Overall, Batu Kawan’s result was within our forecast. Plantation and property segment posted a higher profit of RM1,329m (+58%) and RM40.5m (+41%) respectively in FY17 as margins rose to 12.4% and 28.6% (FY16: 9.9% and 25.9%). Manufacturing segments saw a lower profit of RM271.6m vs. previous year’s RM430.4m, as margin was narrower at 2.6% (FY16: 5.3%) due to higher cost of raw materials, as well as stocks write-down of RM60.33m and a RM30.94m impairment of an under-performing oleochemical plant. Contribution from KLK is below our expectations (refer accompanying report on KLK).
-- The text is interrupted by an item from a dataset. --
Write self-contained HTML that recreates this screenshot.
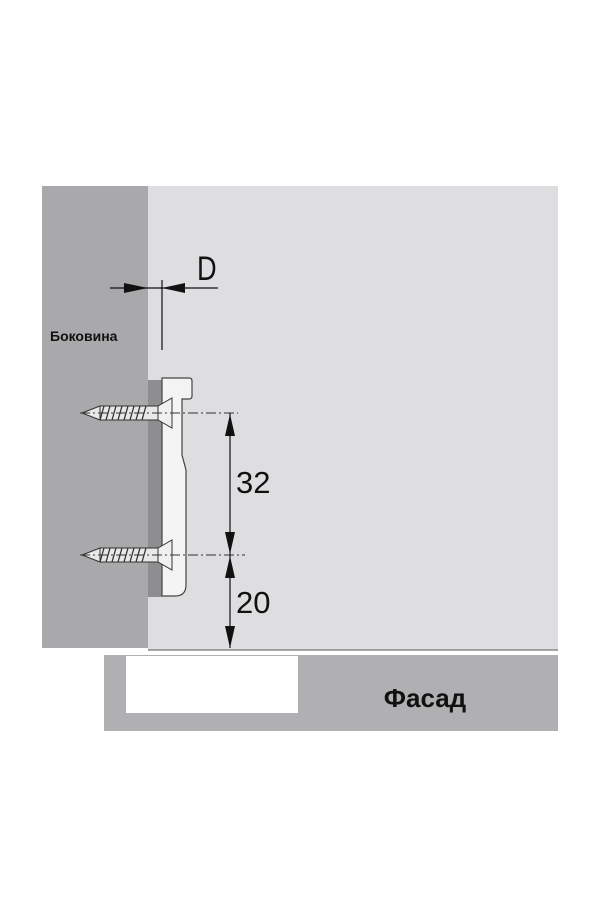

On qoq basis the increase in PBT is attributable to higher profit from all segments. Plantation profit increased 26% to RM295.4m due to increase in FFB production and drop in cost of production. This was also aided by higher profit from manufacturing segment that recorded a profit of RM115.4m (3Q17: RM19.2m), which benefited from higher sales volume and improved margins.
The board has declared a dividend of 45sen (2016: 40sen) to be payable on 15 March 2018 (subject to shareholders approval in forthcoming AGM). This bring the total dividend for FY17 to 60sen (FY16: 50sen) per share or 3.4% dividend yield.
We maintain our FY18 and FY19 earnings forecast and HOLD recommendation with TP of RM20.39 based on FY18’s PER of 12x (2-year average PER).